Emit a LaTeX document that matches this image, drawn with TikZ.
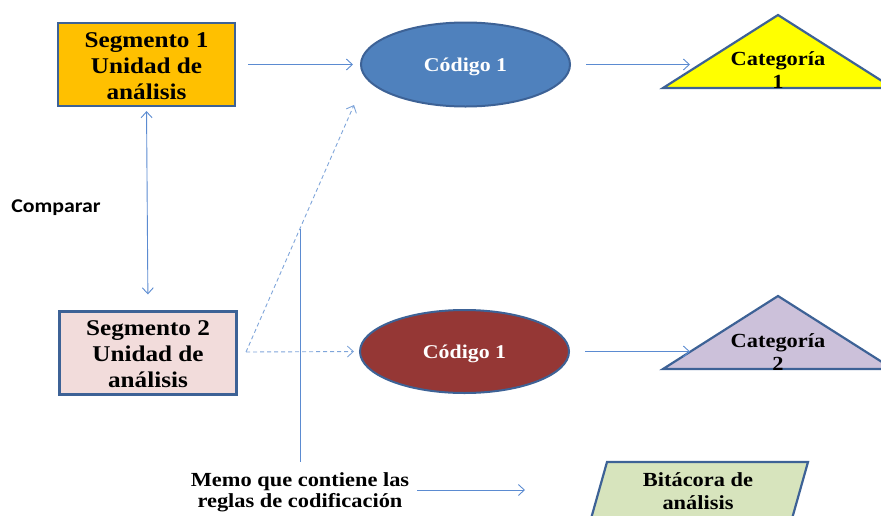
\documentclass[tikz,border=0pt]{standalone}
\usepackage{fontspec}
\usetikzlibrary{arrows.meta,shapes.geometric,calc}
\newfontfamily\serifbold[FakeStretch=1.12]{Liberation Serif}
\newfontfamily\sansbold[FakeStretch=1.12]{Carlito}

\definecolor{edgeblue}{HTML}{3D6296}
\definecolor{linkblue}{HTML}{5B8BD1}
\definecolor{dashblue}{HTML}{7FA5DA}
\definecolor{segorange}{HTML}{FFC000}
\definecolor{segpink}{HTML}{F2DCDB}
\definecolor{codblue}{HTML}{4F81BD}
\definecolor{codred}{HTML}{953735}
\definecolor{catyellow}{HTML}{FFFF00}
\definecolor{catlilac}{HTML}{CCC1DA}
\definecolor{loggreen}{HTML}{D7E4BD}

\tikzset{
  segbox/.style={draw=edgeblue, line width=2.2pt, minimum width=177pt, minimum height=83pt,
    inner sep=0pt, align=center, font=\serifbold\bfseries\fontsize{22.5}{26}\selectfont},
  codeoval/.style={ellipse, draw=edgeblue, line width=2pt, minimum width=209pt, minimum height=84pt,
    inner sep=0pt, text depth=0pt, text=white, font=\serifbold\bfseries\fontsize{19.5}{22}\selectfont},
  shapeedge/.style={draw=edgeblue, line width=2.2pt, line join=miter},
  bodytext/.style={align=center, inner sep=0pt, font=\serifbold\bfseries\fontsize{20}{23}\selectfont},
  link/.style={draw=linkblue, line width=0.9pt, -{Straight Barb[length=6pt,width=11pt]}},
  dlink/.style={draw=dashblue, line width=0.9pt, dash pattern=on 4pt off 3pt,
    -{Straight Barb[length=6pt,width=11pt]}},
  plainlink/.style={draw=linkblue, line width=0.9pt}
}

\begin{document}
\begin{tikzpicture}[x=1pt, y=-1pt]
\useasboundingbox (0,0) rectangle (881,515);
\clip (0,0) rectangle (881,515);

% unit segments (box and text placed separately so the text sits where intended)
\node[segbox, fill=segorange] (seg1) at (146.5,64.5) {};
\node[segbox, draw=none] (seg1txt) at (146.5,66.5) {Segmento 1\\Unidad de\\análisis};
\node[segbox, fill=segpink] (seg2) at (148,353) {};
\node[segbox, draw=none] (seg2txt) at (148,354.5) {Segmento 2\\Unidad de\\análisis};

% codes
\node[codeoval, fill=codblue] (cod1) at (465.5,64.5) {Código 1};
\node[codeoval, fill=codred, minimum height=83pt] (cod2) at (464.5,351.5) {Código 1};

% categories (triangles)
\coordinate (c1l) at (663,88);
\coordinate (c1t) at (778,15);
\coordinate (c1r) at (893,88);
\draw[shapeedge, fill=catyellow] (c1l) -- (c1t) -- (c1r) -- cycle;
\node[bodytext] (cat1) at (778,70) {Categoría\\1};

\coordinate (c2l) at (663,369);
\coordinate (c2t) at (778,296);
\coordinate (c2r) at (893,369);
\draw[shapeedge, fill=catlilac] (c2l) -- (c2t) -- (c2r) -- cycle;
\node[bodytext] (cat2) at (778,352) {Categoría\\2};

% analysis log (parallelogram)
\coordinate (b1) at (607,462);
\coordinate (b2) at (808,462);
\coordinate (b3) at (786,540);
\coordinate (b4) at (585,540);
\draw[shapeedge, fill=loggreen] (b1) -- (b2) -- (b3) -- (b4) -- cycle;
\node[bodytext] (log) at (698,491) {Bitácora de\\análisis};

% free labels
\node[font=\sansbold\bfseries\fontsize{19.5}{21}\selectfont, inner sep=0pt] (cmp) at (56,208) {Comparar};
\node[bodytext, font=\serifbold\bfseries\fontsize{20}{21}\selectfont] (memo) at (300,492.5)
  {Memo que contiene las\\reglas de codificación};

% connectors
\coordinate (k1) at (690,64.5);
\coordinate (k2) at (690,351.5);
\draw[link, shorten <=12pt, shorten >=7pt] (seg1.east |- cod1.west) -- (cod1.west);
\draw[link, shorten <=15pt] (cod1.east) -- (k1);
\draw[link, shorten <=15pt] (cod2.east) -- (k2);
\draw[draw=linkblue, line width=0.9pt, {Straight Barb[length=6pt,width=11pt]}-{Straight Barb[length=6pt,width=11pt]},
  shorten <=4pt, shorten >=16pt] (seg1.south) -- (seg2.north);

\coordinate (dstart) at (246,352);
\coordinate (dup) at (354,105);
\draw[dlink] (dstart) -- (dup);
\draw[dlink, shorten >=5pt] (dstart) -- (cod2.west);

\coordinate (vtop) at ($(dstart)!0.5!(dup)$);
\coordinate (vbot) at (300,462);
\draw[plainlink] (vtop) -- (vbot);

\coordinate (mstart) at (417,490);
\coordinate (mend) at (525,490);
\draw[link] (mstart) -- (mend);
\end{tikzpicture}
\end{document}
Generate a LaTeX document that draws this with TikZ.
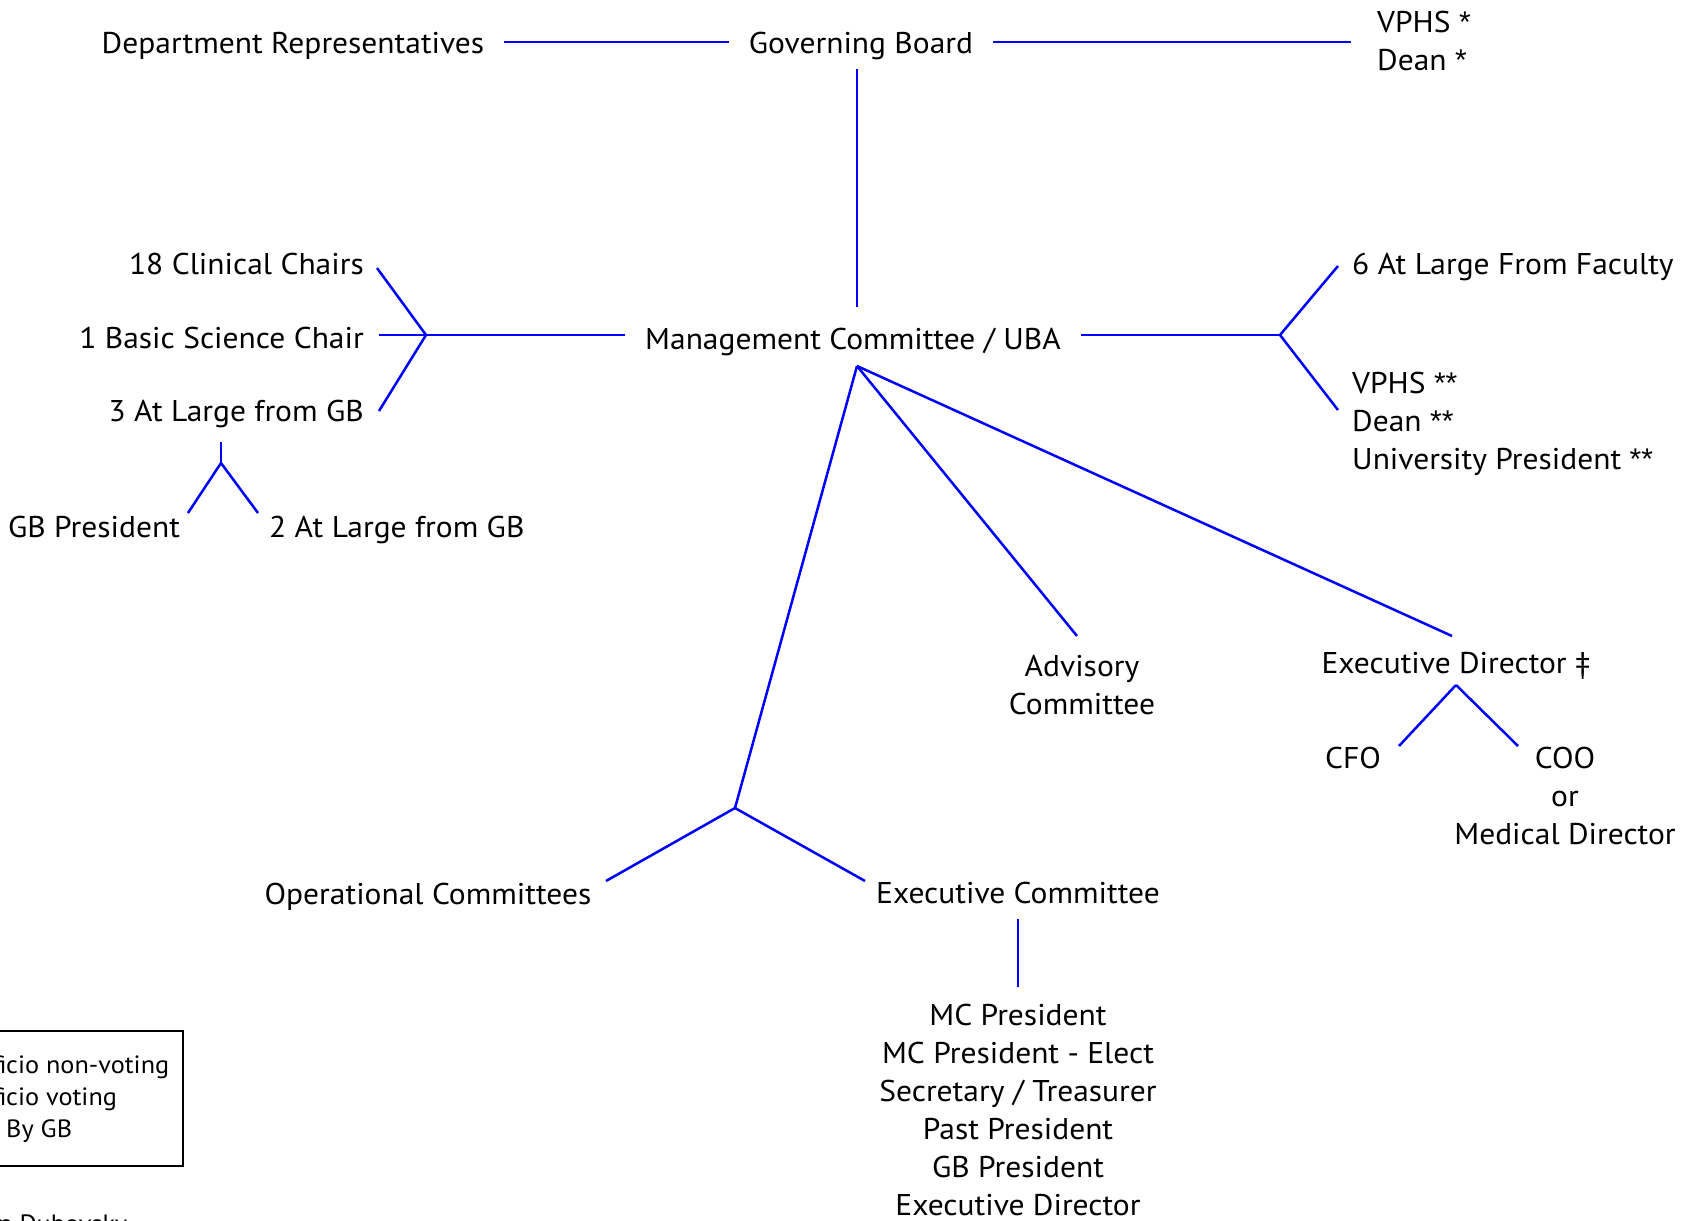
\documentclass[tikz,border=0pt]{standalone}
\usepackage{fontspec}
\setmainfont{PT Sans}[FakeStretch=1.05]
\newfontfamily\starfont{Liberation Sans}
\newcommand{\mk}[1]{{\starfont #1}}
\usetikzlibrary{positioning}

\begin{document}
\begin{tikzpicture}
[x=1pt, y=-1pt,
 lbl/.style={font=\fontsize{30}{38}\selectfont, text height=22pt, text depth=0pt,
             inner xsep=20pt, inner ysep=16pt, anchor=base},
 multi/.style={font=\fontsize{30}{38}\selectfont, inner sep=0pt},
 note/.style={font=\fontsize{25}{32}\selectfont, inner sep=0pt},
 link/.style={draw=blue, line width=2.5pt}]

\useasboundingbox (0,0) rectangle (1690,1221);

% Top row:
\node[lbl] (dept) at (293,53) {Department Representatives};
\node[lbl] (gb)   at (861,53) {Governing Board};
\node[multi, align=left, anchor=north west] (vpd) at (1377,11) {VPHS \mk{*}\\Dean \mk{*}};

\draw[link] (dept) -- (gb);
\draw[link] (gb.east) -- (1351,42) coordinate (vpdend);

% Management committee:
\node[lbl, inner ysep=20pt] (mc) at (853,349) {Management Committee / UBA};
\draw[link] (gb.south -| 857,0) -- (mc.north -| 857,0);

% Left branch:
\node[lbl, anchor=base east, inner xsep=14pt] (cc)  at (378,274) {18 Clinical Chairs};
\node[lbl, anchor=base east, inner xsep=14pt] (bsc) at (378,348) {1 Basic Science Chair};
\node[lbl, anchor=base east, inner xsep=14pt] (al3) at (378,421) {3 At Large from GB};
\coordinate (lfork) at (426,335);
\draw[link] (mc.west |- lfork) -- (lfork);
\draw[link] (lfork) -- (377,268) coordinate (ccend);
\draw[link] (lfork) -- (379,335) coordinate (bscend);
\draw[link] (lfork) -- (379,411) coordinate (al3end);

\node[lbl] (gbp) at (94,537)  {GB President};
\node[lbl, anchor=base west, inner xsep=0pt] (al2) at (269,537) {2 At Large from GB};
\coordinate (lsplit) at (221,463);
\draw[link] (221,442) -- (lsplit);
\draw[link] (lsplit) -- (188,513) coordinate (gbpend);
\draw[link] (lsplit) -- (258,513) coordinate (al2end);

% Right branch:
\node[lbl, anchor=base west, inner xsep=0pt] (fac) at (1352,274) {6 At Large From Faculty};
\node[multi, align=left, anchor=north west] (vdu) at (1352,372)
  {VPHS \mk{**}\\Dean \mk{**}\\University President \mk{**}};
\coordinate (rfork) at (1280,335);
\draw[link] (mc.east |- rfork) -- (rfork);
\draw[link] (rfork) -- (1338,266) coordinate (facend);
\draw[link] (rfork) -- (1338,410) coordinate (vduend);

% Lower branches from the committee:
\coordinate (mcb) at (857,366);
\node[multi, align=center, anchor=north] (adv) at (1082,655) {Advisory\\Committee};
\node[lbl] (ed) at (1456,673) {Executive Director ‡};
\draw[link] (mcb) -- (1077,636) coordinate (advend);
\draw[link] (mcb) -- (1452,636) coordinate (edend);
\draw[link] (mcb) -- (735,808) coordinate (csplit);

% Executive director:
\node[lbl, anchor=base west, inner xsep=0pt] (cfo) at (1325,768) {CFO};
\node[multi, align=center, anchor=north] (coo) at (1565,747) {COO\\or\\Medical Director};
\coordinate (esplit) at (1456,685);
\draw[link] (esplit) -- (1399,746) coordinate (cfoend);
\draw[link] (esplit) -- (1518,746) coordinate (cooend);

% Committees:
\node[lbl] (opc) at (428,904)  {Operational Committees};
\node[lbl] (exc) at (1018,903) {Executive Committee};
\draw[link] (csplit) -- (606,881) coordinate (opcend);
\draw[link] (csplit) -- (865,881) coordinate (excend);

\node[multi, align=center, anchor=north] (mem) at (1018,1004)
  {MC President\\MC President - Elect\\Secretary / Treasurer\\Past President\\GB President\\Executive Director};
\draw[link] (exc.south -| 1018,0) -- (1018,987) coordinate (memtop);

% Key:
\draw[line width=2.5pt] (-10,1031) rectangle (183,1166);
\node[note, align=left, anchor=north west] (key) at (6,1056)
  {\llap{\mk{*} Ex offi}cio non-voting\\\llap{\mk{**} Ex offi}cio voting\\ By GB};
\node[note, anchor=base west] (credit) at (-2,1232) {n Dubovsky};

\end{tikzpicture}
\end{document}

--- --- ---

Which lines contain the word "with"? Return each of them.

Emit a LaTeX document that matches this image, drawn with TikZ.
Generate a LaTeX document that draws this with TikZ.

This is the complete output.